Taking a big chance on a small project
A small Alberta community of Metis, the descendants of mixed ethnic marriages, is ready to team up with small Western Canadian energy firms to build a small heavy oil upgrader.
The 1,005-member Elizabeth Metis Settlement is offering land in exchange for a 50 percent share of profits from a joint venture by Vancouver-based Sonic Technologies Solutions and Lloydminster-based Mirex Energy.
The plans call for aC$3 million upgrader to process 1,000 barrels per day and possibly grow to 5,000 bpd.
Sonic’s Chief Executive Officer Adam Sumel estimates profits from the plant could reach C$5 per barrel for processing the crude.
If the project goes ahead it will be the first in Canada to use a technology for upgrading oil to meet minimum pipeline requirements.
The process involves deasphalting and oxidation stages at a low temperature and pressure designed to allow smaller-scale, low-energy upgrading for heavy oil for regional and independent producers.
Sumel cautioned that because the proposal is a brand new thing and nobody knows if it’s really going to work, “we’re just taking a big chance and giving it a shot.”

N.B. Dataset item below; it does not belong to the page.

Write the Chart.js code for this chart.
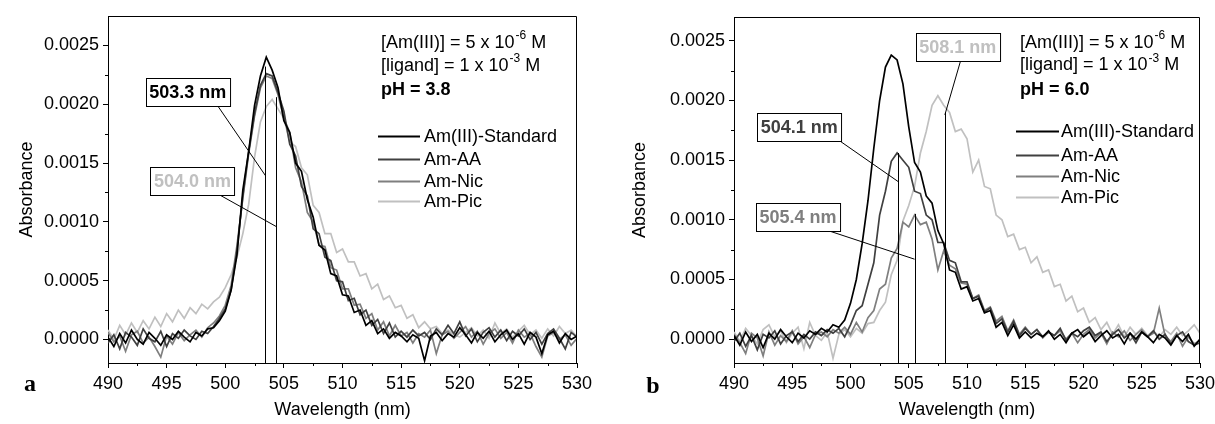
<!DOCTYPE html>
<html>
<head>
<meta charset="utf-8">
<script src="https://cdn.jsdelivr.net/npm/chart.js@4.4.1/dist/chart.umd.min.js"></script>
<style>
    html, body { margin: 0; padding: 0; background: #fff; }
    #wrap { position: relative; width: 1215px; height: 424px; }
    canvas { position: absolute; top: 0; }
    #chartA { left: 0; }
    #chartB { left: 607px; }
</style>
</head>
<body>
<div id="wrap">
    <canvas id="chartA" width="607" height="424"></canvas>
    <canvas id="chartB" width="608" height="424"></canvas>
</div>
<script>
const FONT = '"Liberation Sans", Arial, Helvetica, sans-serif';
Chart.defaults.font.family = FONT;
Chart.defaults.font.size = 18;
Chart.defaults.color = '#000';

// wavelength grid (nm)
const WL = [
    490, 490.5, 491, 491.5, 492, 492.5, 493, 493.5, 494, 494.5,
    495, 495.5, 496, 496.5, 497, 497.5, 498, 498.5, 499, 499.5,
    500, 500.5, 501, 501.5, 502, 502.5, 503, 503.5, 504, 504.5,
    505, 505.5, 506, 506.5, 507, 507.5, 508, 508.5, 509, 509.5,
    510, 510.5, 511, 511.5, 512, 512.5, 513, 513.5, 514, 514.5,
    515, 515.5, 516, 516.5, 517, 517.5, 518, 518.5, 519, 519.5,
    520, 520.5, 521, 521.5, 522, 522.5, 523, 523.5, 524, 524.5,
    525, 525.5, 526, 526.5, 527, 527.5, 528, 528.5, 529, 529.5,
    530
];
const SERIES = ['Am(III)-Standard', 'Am-AA', 'Am-Nic', 'Am-Pic'];
const COLORS = ['#000000', '#404040', '#7f7f7f', '#c0c0c0'];

// absorbance, in units of 1e-5
const UNIT = 1e-5;

// panel a, pH 3.8
const A_STD = [
    2, -6, 5, -3, 8, 0, -4, 6, 1, -5,
    4, 0, 7, 2, -2, 6, 3, 9, 10, 16,
    24, 42, 72, 127, 160, 199, 224, 240, 229, 214,
    186, 176, 150, 143, 119, 104, 80, 76, 56, 54,
    38, 37, 23, 25, 12, 16, 5, 9, 1, 6,
    3, -2, 4, 1, -18, 3, 6, -1, 5, 2,
    10, 4, -3, 6, 1, 7, -2, 4, 8, 0,
    5, -4, 6, 2, -12, 4, 7, -3, 5, 0,
    3
];
const A_AA = [
    -3, 4, -8, 6, 2, -5, 9, 1, -2, 7,
    -6, 5, 1, 8, 3, 0, 7, 5, 11, 18,
    26, 42, 76, 122, 160, 192, 216, 226, 224, 210,
    194, 166, 156, 130, 122, 94, 90, 70, 67, 50,
    49, 33, 35, 21, 25, 12, 17, 5, 14, 2,
    7, 2, 8, 3, 6, 0, 9, 4, 12, 5,
    15, 3, 9, -2, 6, 10, 2, 8, -1, 7,
    3, 9, 0, 6, -4, 5, 9, 1, -8, 6,
    2
];
const A_NIC = [
    6, -2, 3, -10, 4, 7, -3, 2, -6, -15,
    3, -4, 6, -1, 4, 8, 2, 10, 14, 20,
    29, 46, 80, 120, 158, 190, 214, 224, 222, 208,
    188, 176, 146, 134, 108, 100, 80, 79, 61, 59,
    43, 43, 29, 30, 18, 22, 8, 15, 3, 12,
    3, 6, -3, 5, 2, 8, -12, 4, 7, 1,
    6, 11, 2, 7, -4, 5, 9, 1, 6, -3,
    8, 2, 5, -6, -15, 3, 6, 0, 4, -5,
    1
];
const A_PIC = [
    8, 0, 12, 4, 14, 6, 16, 9, 19, 11,
    22, 15, 25, 18, 27, 22, 30, 26, 32, 36,
    44, 55, 70, 90, 115, 155, 185, 198, 204, 196,
    188, 168, 164, 146, 140, 114, 108, 90, 90, 74,
    77, 66, 66, 54, 56, 43, 47, 34, 37, 27,
    29, 18, 21, 10, 15, 9, 11, 5, 8, 4,
    2, 6, 10, 3, 8, 1, 14, 5, 9, 2,
    7, 12, 4, 8, 1, 9, 3, 11, 5, 8,
    2
];

// panel b, pH 6.0
const B_STD = [
    3, -5, 6, -2, 4, -7, 5, 0, 8, 2,
    -3, 5, 1, 7, 4, 9, 6, 12, 10, 16,
    30, 50, 80, 116, 160, 200, 228, 238, 234, 214,
    178, 148, 140, 120, 114, 91, 80, 58, 56, 42,
    44, 32, 34, 22, 24, 10, 14, 3, 12, 1,
    6, 1, 5, 2, 7, 0, 4, -3, 5, 8,
    2, 6, -2, 3, 7, 1, 4, -4, 5, 0,
    6, 2, -3, 4, 1, -5, 3, -2, 4, -6,
    0
];
const B_AA = [
    -2, 5, -6, 3, -9, 4, 1, 7, -4, 3,
    6, -2, 4, 0, 6, 3, 8, 5, 9, 2,
    12, 24, 28, 46, 64, 104, 124, 149, 156, 150,
    144, 124, 122, 104, 100, 81, 81, 66, 64, 48,
    48, 34, 36, 23, 26, 13, 17, 6, 15, 3,
    9, 4, 8, 2, 6, 3, 9, -1, 5, 2,
    7, 10, 3, 6, -2, 4, 8, 1, 5, -3,
    6, 2, 7, 0, 4, -4, 3, 6, -2, -5,
    -3
];
const B_NIC = [
    4, -3, -12, 5, 1, -14, 6, -5, 3, -2,
    7, -4, 2, -7, 4, 6, 2, 8, 5, 10,
    4, 14, 6, 18, 24, 42, 46, 68, 76, 98,
    94, 104, 96, 98, 84, 58, 74, 62, 59, 47,
    46, 34, 37, 24, 27, 15, 19, 7, 16, 4,
    10, 4, 8, 1, 6, 3, 7, 0, 5, -3,
    4, 8, 1, 5, -4, 6, 2, 7, -1, 4,
    8, 2, 5, 26, 3, -2, 5, -6, 2, -4,
    -1
];
const B_PIC = [
    6, -2, 9, 3, -4, 8, 12, 2, 7, -3,
    5, 10, -8, 14, 3, -1, 6, -16, 4, 8,
    2, 9, 5, 13, 14, 24, 31, 54, 66, 99,
    112, 128, 156, 174, 196, 204, 196, 190, 174, 176,
    168, 140, 150, 128, 126, 104, 100, 86, 88, 75,
    77, 64, 69, 56, 58, 44, 46, 32, 36, 23,
    26, 14, 18, 8, 14, 4, 12, 2, 10, 4,
    9, 3, 7, 2, 8, 4, 10, 3, 7, 12,
    5
];

const X_TICKS = [490, 495, 500, 505, 510, 515, 520, 525, 530];
const X_MINOR = [492.5, 497.5, 502.5, 507.5, 512.5, 517.5, 522.5, 527.5];
const Y_TICKS = [0, 0.0005, 0.001, 0.0015, 0.002, 0.0025];
const Y_MINOR = [0.00025, 0.00075, 0.00125, 0.00175, 0.00225];

// peak markers
const PEAKS_A = [503.4, 504.3];
const PEAK_TOPS_A = [0.00232, 0.00206];
const PEAK_TEXT_A = ['503.3 nm', '504.0 nm'];
const PEAKS_B = [504.1, 505.5, 508.1];
const PEAK_TOPS_B = [0.00156, 0.00105, 0.00190];
const PEAK_TEXT_B = ['504.1 nm', '505.4 nm', '508.1 nm'];

const INFO_A = ['[Am(III)] = 5 x 10', '-6', ' M', '[ligand] = 1 x 10', '-3', ' M', 'pH = 3.8'];
const INFO_B = ['[Am(III)] = 5 x 10', '-6', ' M', '[ligand] = 1 x 10', '-3', ' M', 'pH = 6.0'];

// layout of each panel (label boxes placed in data coordinates)
const PANEL_A = {
    letter: 'a', letterX: 30, letterY: 385,
    yMin: -0.0002, yMax: 0.00275, yWidth: 108, titlePad: 16, padTop: 16, padRight: 30,
    infoX: 273, infoY: [27, 50, 74],
    legX: [270, 312, 316], legY: [120, 143, 165, 185],
    boxes: [
        { c: [496.8, 0.00210], from: [499.4, 0.00198], to: [503.45, 0.00139], color: COLORS[0] },
        { c: [497.2, 0.00135], from: [499.5, 0.00123], to: [504.35, 0.00096], color: COLORS[3] }
    ]
};
const PANEL_B = {
    letter: 'b', letterX: 46, letterY: 387,
    yMin: -0.0002, yMax: 0.0027, yWidth: 127, titlePad: 22, padTop: 17, padRight: 15,
    infoX: 286, infoY: [26, 48.5, 73],
    legX: [282, 325, 327], legY: [114, 137.5, 158.5, 180],
    boxes: [
        { c: [495.6, 0.00178], from: [498.95, 0.00167], to: [504.1, 0.00132], color: COLORS[1] },
        { c: [495.5, 0.00102], from: [498.07, 0.00091], to: [505.5, 0.00067], color: COLORS[2] },
        { c: [509.2, 0.00245], from: [509.5, 0.00235], to: [508.1, 0.00188], color: COLORS[3] }
    ]
};

const decor = {
    id: 'decor',
    afterDraw(chart, args, o) {
        const { ctx, chartArea: a, scales: { x, y } } = chart;
        const p = o.panel;
        ctx.save();
        ctx.strokeStyle = '#000';
        ctx.lineWidth = 1;

        // frame top/right
        ctx.beginPath();
        ctx.moveTo(Math.round(a.left) + 0.5, Math.round(a.top) + 0.5);
        ctx.lineTo(Math.round(a.right) - 0.5, Math.round(a.top) + 0.5);
        ctx.lineTo(Math.round(a.right) - 0.5, Math.round(a.bottom) + 0.5);
        ctx.stroke();

        // minor ticks
        ctx.beginPath();
        X_MINOR.forEach(v => {
            const px = Math.round(x.getPixelForValue(v)) + 0.5;
            ctx.moveTo(px, a.bottom); ctx.lineTo(px, a.bottom + 3);
        });
        Y_MINOR.forEach(v => {
            const py = Math.round(y.getPixelForValue(v)) + 0.5;
            ctx.moveTo(a.left - 3, py); ctx.lineTo(a.left, py);
        });
        ctx.stroke();

        // peak drop lines
        ctx.beginPath();
        o.peaks.forEach((pk, i) => {
            const px = Math.round(x.getPixelForValue(pk)) + 0.5;
            ctx.moveTo(px, y.getPixelForValue(y.min));
            ctx.lineTo(px, y.getPixelForValue(o.tops[i]));
        });
        ctx.stroke();

        // leader lines + label boxes
        ctx.font = 'bold 18px ' + FONT;
        ctx.textAlign = 'center';
        ctx.textBaseline = 'middle';
        p.boxes.forEach((b, i) => {
            ctx.beginPath();
            ctx.moveTo(x.getPixelForValue(b.from[0]), y.getPixelForValue(b.from[1]));
            ctx.lineTo(x.getPixelForValue(b.to[0]), y.getPixelForValue(b.to[1]));
            ctx.stroke();
            const cx = x.getPixelForValue(b.c[0]);
            const cy = y.getPixelForValue(b.c[1]);
            const w = ctx.measureText(o.texts[i]).width + 7;
            const h = 28;
            const bx = Math.round(cx - w / 2) + 0.5, by = Math.round(cy - h / 2) + 0.5;
            ctx.fillStyle = '#fff';
            ctx.fillRect(bx, by, w, h);
            ctx.strokeRect(bx, by, w, h);
            ctx.fillStyle = b.color;
            ctx.fillText(o.texts[i], cx, cy + 1);
        });

        // conditions text
        const info = o.info;
        ctx.textAlign = 'left';
        ctx.fillStyle = '#000';
        const tx = a.left + p.infoX;
        [[0, 1, 2], [3, 4, 5]].forEach((idx, r) => {
            const ty = a.top + p.infoY[r];
            ctx.font = '18px ' + FONT;
            ctx.fillText(info[idx[0]], tx, ty);
            let cx = tx + ctx.measureText(info[idx[0]]).width + 1;
            ctx.font = '12px ' + FONT;
            ctx.fillText(info[idx[1]], cx, ty - 7);
            cx += ctx.measureText(info[idx[1]]).width;
            ctx.font = '18px ' + FONT;
            ctx.fillText(info[idx[2]], cx, ty);
        });
        ctx.font = 'bold 18px ' + FONT;
        ctx.fillText(info[6], tx, a.top + p.infoY[2]);

        // legend
        ctx.font = '18px ' + FONT;
        chart.data.datasets.forEach((ds, i) => {
            const ly = Math.round(a.top + p.legY[i]) + 0.5;
            ctx.strokeStyle = ds.borderColor;
            ctx.lineWidth = 2;
            ctx.beginPath();
            ctx.moveTo(a.left + p.legX[0], ly);
            ctx.lineTo(a.left + p.legX[1], ly);
            ctx.stroke();
            ctx.fillStyle = '#000';
            ctx.fillText(ds.label, a.left + p.legX[2], ly + 1);
        });

        // panel letter
        ctx.font = 'bold 24px "Liberation Serif", "Times New Roman", serif';
        ctx.textAlign = 'center';
        ctx.fillText(p.letter, p.letterX, p.letterY);
        ctx.restore();
    }
};

function makeChart(id, p, series, peaks, tops, texts, info) {
    const datasets = series.map((vals, i) => ({
        label: SERIES[i],
        data: vals.map((v, k) => ({ x: WL[k], y: v * UNIT })),
        borderColor: COLORS[i],
        borderWidth: 1.7,
        pointRadius: 0,
        tension: 0,
        fill: false
    }));
    return new Chart(document.getElementById(id).getContext('2d'), {
        type: 'line',
        data: { datasets },
        options: {
            responsive: false,
            animation: false,
            events: [],
            layout: { padding: { top: p.padTop, right: p.padRight, left: 0, bottom: 0 } },
            plugins: {
                legend: { display: false },
                tooltip: { enabled: false },
                decor: { panel: p, peaks, tops, texts, info }
            },
            scales: {
                x: {
                    type: 'linear', min: 490, max: 530,
                    afterBuildTicks: s => { s.ticks = X_TICKS.map(v => ({ value: v })); },
                    afterFit: s => { s.height = 61; s.paddingLeft = 0; s.paddingRight = 0; },
                    grid: { display: true, drawOnChartArea: false, drawTicks: true, tickLength: 5, color: '#000', tickColor: '#000' },
                    border: { display: true, color: '#000', width: 1 },
                    ticks: { padding: 5, color: '#000', autoSkip: false, maxRotation: 0, font: { size: 18 } },
                    title: { display: true, text: 'Wavelength (nm)', color: '#000', font: { size: 18 }, padding: { top: 0, bottom: 3 } }
                },
                y: {
                    type: 'linear', min: p.yMin, max: p.yMax,
                    afterBuildTicks: s => { s.ticks = Y_TICKS.map(v => ({ value: v })); },
                    afterFit: s => { s.width = p.yWidth; s.paddingTop = 0; s.paddingBottom = 0; },
                    grid: { display: true, drawOnChartArea: false, drawTicks: true, tickLength: 5, color: '#000', tickColor: '#000' },
                    border: { display: true, color: '#000', width: 1 },
                    ticks: { padding: 4, color: '#000', autoSkip: false, font: { size: 18 }, callback: v => Number(v).toFixed(4) },
                    title: { display: true, text: 'Absorbance', color: '#000', font: { size: 18 }, padding: { top: p.titlePad, bottom: 0 } }
                }
            }
        },
        plugins: [decor]
    });
}

makeChart('chartA', PANEL_A, [A_STD, A_AA, A_NIC, A_PIC], PEAKS_A, PEAK_TOPS_A, PEAK_TEXT_A, INFO_A);
makeChart('chartB', PANEL_B, [B_STD, B_AA, B_NIC, B_PIC], PEAKS_B, PEAK_TOPS_B, PEAK_TEXT_B, INFO_B);
</script>
</body>
</html>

Columba Yeung, chief executive officer of Value Creation, which plans a 260,000 bpd merchant upgrader, said most companies believe it’s a “very, very difficult” challenge to build any plant with capacity of less than 100,000 bpd.
“I’m not aware of any technology where you include the infrastructure and other costs and be economic at 1,000 bpd,” he said.
Elizabeth Metis Chairman Archie Collins, while admitting he has not inspected the upgrading technology, said there is little risk to his community, since it is putting no money on the table.